In a weird way, ADL’s wide range of anti-bigotry initiatives under Foxman contributes to his reputation for seeing anti-Semitism under every rock. Because the league is known primarily for fighting anti-Semitism, it’s often assumed that when Foxman calls something anti-democratic or bigoted, he’s crying anti-Semitism. His universalism contributes to his reputation for knee-jerk parochialism.

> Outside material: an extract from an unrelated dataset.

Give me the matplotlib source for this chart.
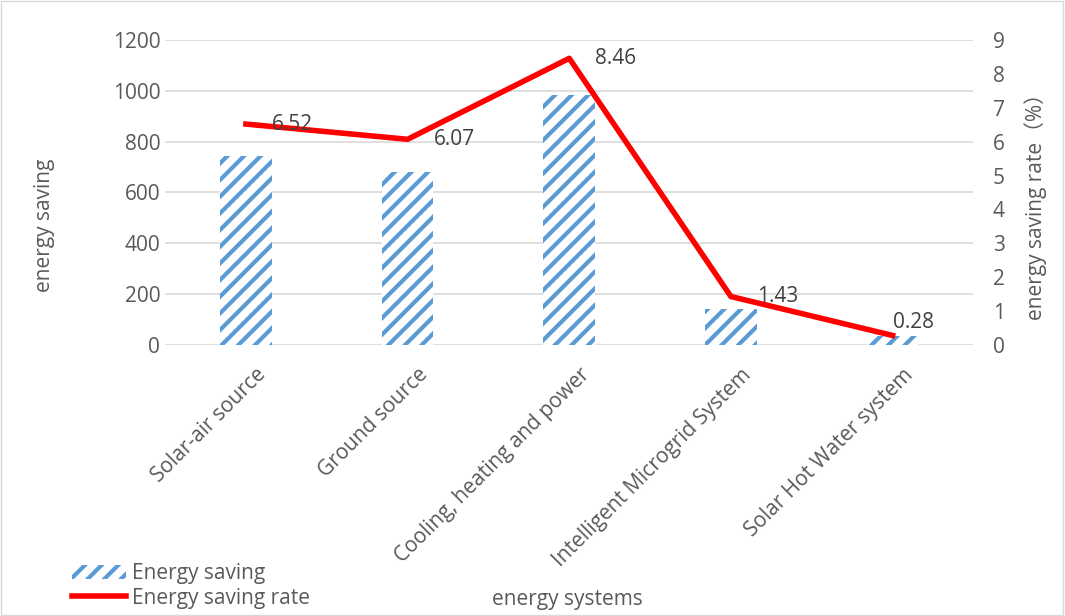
import matplotlib
matplotlib.use("Agg")
import matplotlib.pyplot as plt
from matplotlib.patches import Rectangle
from matplotlib.transforms import ScaledTranslation

plt.rcParams['font.family'] = ['Open Sans', 'Noto Sans CJK SC', 'DejaVu Sans']
plt.rcParams['hatch.linewidth'] = 3.0

systems = ['Solar-air source', 'Ground source', 'Cooling, heating and power',
           'Intelligent Microgrid System', 'Solar Hot Water system']
saving = [745, 680, 985, 140, 35]
rate = [6.52, 6.07, 8.46, 1.43, 0.28]

grey = '#595959'
blue = '#5B9BD5'
fs = 15
fig = plt.figure(figsize=(10.65, 6.16), dpi=100)
ax = fig.add_axes([0.155, 0.44, 0.759, 0.495])
x = list(range(len(systems)))

ax.bar(x, saving, width=0.32, color='white', edgecolor=blue, linewidth=0,
       hatch='//', zorder=2)
ax.set_ylim(0, 1200)
ax.set_yticks(range(0, 1201, 200))
ax.set_xlim(-0.5, len(systems) - 0.5)
ax.grid(axis='y', color='#d9d9d9', linewidth=1.2, zorder=0)
for s in ax.spines.values():
    s.set_visible(False)
ax.tick_params(length=0, colors=grey, labelsize=fs)
ax.tick_params(axis='x', pad=14)
ax.set_xticks(x)
ax.set_xticklabels(systems, rotation=45, ha='right', rotation_mode='anchor', color=grey)
shift = ScaledTranslation(0.1, 0, fig.dpi_scale_trans)
for lab in ax.get_xticklabels():
    lab.set_transform(lab.get_transform() + shift)
ax.set_ylabel('energy saving', color=grey, fontsize=fs)
ax.yaxis.set_label_coords(-0.136, 0.393)

ax2 = ax.twinx()
ax2.plot(x, rate, color='#FF0000', linewidth=4, zorder=3)
ax2.set_ylim(0, 9)
ax2.set_yticks(range(10))
for s in ax2.spines.values():
    s.set_visible(False)
ax2.tick_params(length=0, colors=grey, labelsize=fs, pad=14)
ax2.set_ylabel('energy saving rate（%）', color=grey, fontsize=fs)
ax2.yaxis.set_label_coords(1.063, 0.47)
offsets = [(26, 0), (26, 0), (26, 0), (26, 0), (0, 13)]
for xi, r, off in zip(x, rate, offsets):
    ax2.annotate(f'{r:.2f}', (xi, r), xytext=off, textcoords='offset pixels',
                 ha='left', va='center', fontsize=fs, color='#404040')

# legend handles
bar_h = Rectangle((0, 0), 1, 1, facecolor='white', edgecolor=blue, linewidth=0, hatch='//')
line_h, = ax2.plot([], [], color='#FF0000', linewidth=4)
fig.legend([bar_h, line_h], ['Energy saving', 'Energy saving rate'],
           loc='center left', bbox_to_anchor=(0.0676, 0.0487), frameon=False,
           fontsize=fs, labelcolor=grey, handlelength=2.6, handletextpad=0.3,
           labelspacing=0.15, borderpad=0, borderaxespad=0)
fig.text(0.533, 0.026, 'energy systems', ha='center', va='center', color=grey, fontsize=fs)

fig.patches.append(Rectangle((0.001, 0.001), 0.997, 0.997, transform=fig.transFigure,
                             fill=False, edgecolor='#d9d9d9', linewidth=1))
fig.savefig('out.png', dpi=100)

The same goes for his defense of Israel. His predecessors at ADL came up with a thesis years ago that attacking Israel is tantamount to anti-Semitism. He doesn’t buy it. He uses separate terms for anti-Semitism, anti-Zionism and unfair criticism of Israel. He sported a portrait of Jabotinsky on his office wall for years. He also stood up at critical moments in inner councils for the likes of Peace Now and J Street—not for their views, but for their right to hold them and still be part of the community—at moments when it mattered. But when he attacks people he doesn’t like, they assume they’ve been called anti-Semites, because Foxman said it.

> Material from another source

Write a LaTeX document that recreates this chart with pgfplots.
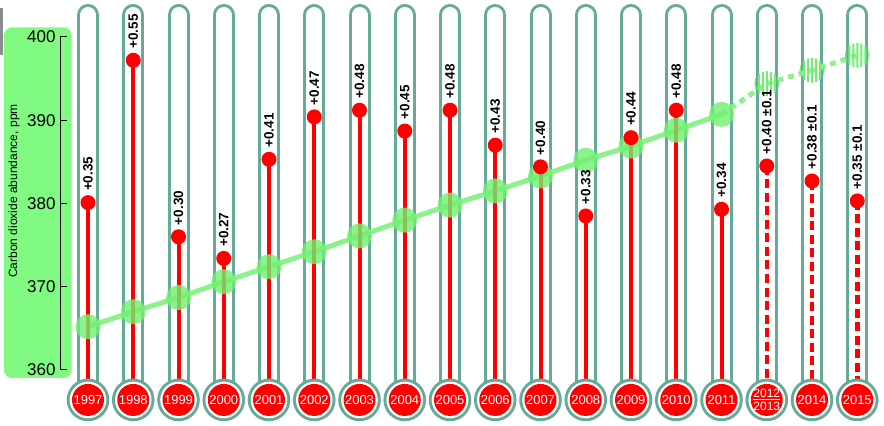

His position as the Jewish pope also allows him to do something almost no other figure in the community can or will do: accept apologies. Yes, he hits people over the head when they slime the Jews, as Mel Gibson and Louis Farrakhan can tell you. But when someone says they’re sorry, or they didn’t mean it, or they were misunderstood, he’ll listen, write a thank-you letter and even hold a press conference to hold hands and make up, as he’s done with Jesse Jackson, Pat Robertson and a host of others, most famously including Nelson Mandela. His position as a leader allows him to do that and make it stick. His willingness to do it makes him a leader.
Sometimes his willingness to go with his gut takes him places he shouldn’t go. In 2010 the ADL put out a statement opposing the Park 51 Islamic center and mosque planned for downtown Manhattan, near Ground Zero. The statement specified that the center had a right to build, and that many opponents were motivated by Islamophobia, which ADL opposed, but said the raw feelings of victims’ families should carry weight. The statement went straight to the top of the front page of the New York Times, and ADL became a poster-child for the Islamophobia it had tried to separate itself from.

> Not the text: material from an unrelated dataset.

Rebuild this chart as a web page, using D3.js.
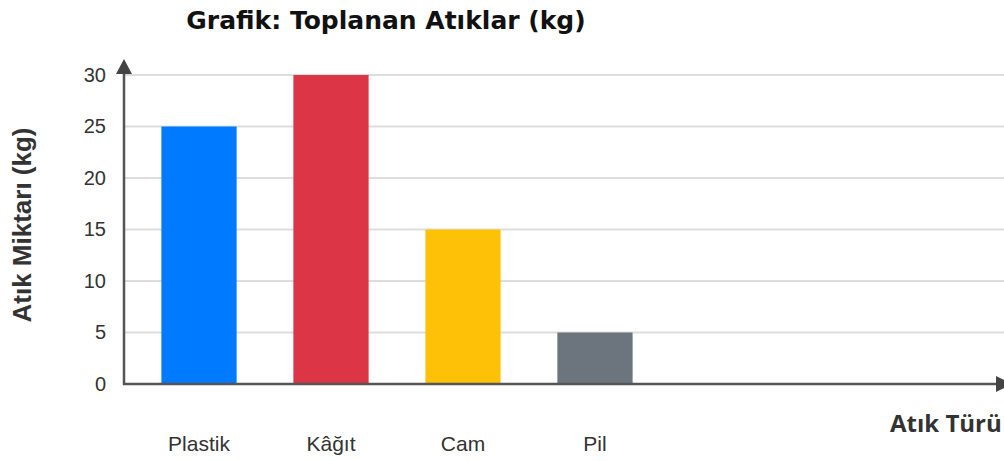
<!DOCTYPE html>
<html>
<head>
<meta charset="utf-8">
<script src="https://cdn.jsdelivr.net/npm/d3@7"></script>
<style>
  html, body { margin: 0; padding: 0; background: #fff; overflow: hidden; }
  svg { display: block; }
</style>
</head>
<body>
<svg id="chart" width="1004" height="461"></svg>
<script>
// ── Data ─────────────────────────────────────────────────────────────
const categories = ['Plastik', 'Kâğıt', 'Cam', 'Pil'];
const values = [25, 30, 15, 5];
const barColors = ['#007bff', '#dc3545', '#ffc107', '#6c757d'];
const yTicks = [0, 5, 10, 15, 20, 25, 30];

// ── Layout ───────────────────────────────────────────────────────────
const svg = d3.select('#chart');
const x0 = 124, yBase = 384, yTop = 75;

const y = d3.scaleLinear().domain([0, 30]).range([yBase, yTop]);
const x = d3.scaleBand()
  .domain(categories)
  .range([135, 659])
  .paddingInner(0.43)
  .paddingOuter(0.2);

// Grid lines
svg.append('g')
  .selectAll('line')
  .data(yTicks.filter(t => t > 0))
  .join('line')
  .attr('x1', x0).attr('x2', 1004)
  .attr('y1', d => y(d)).attr('y2', d => y(d))
  .attr('stroke', '#ddd')
  .attr('stroke-width', 2);

// Y tick labels
const yAxis = svg.append('g')
  .attr('transform', `translate(${x0 - 18},0)`)
  .call(d3.axisLeft(y).tickValues(yTicks).tickSize(0).tickPadding(0));
yAxis.select('.domain').remove();
yAxis.selectAll('text')
  .attr('font-family', 'Liberation Sans, Arial, sans-serif')
  .attr('font-size', 20)
  .attr('fill', '#333');

// Bars
svg.append('g')
  .selectAll('rect')
  .data(values)
  .join('rect')
  .attr('x', (d, i) => x(categories[i]))
  .attr('y', d => y(d))
  .attr('width', x.bandwidth())
  .attr('height', d => yBase - y(d))
  .attr('fill', (d, i) => barColors[i]);

// Category labels
svg.append('g')
  .selectAll('text')
  .data(categories)
  .join('text')
  .attr('x', d => x(d) + x.bandwidth() / 2)
  .attr('y', 451)
  .attr('text-anchor', 'middle')
  .attr('font-family', 'Liberation Sans, Arial, sans-serif')
  .attr('font-size', 21)
  .attr('fill', '#333')
  .text(d => d);

// Axes with arrows
svg.append('line')
  .attr('x1', x0).attr('x2', x0)
  .attr('y1', yBase + 1).attr('y2', 68)
  .attr('stroke', '#555').attr('stroke-width', 2.5);
svg.append('path')
  .attr('d', `M${x0 - 8},74 L${x0},59 L${x0 + 8},74 Z`)
  .attr('fill', '#444');

svg.append('line')
  .attr('x1', x0 - 1).attr('x2', 1000)
  .attr('y1', yBase).attr('y2', yBase)
  .attr('stroke', '#555').attr('stroke-width', 2.5);
svg.append('path')
  .attr('d', `M996,${yBase - 8} L1012,${yBase} L996,${yBase + 8} Z`)
  .attr('fill', '#444');

// Title
svg.append('text')
  .attr('x', 386).attr('y', 29)
  .attr('text-anchor', 'middle')
  .attr('font-family', 'DejaVu Sans, Verdana, sans-serif')
  .attr('font-weight', 'bold')
  .attr('font-size', 25)
  .attr('fill', '#111')
  .text('Grafik: Toplanan Atıklar (kg)');

// Axis titles
svg.append('text')
  .attr('transform', 'translate(31,225) rotate(-90)')
  .attr('text-anchor', 'middle')
  .attr('font-family', 'Liberation Sans, Arial, sans-serif')
  .attr('font-weight', 'bold')
  .attr('font-size', 26)
  .attr('fill', '#333')
  .text('Atık Miktarı (kg)');

svg.append('text')
  .attr('x', 890).attr('y', 432)
  .attr('font-family', 'Open Sans, sans-serif')
  .attr('font-weight', 'bold')
  .attr('font-size', 24)
  .attr('fill', '#333')
  .text('Atık Türü');
</script>
</body>
</html>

Over the past couple of years, he’s one of four people regularly called by the Obama administration when it wants to touch base with the organized Jewish activist community, to feel the pulse or sell a position. The others are the heads of AIPAC, the American Jewish Committee and the Conference of Presidents of Major American Jewish Organizations. And of those, he’s the one who sometimes breaks ranks, quietly, when it must be said that while Israel’s position is over here, most of our community is over there. Yes, we respect your choice of Chuck Hagel for defense secretary, though we weren’t crazy about it. No, we don’t want Congress to tie your hands on the Iran negotiations. Yes, I stand up for Israel, but I also speak for American Jews.
It’s not clear who will be willing or able to do that in the same way once he’s gone. It’s not too hard to imagine ADL finding its new voice. It’s hard to figure how American Jewry will do so.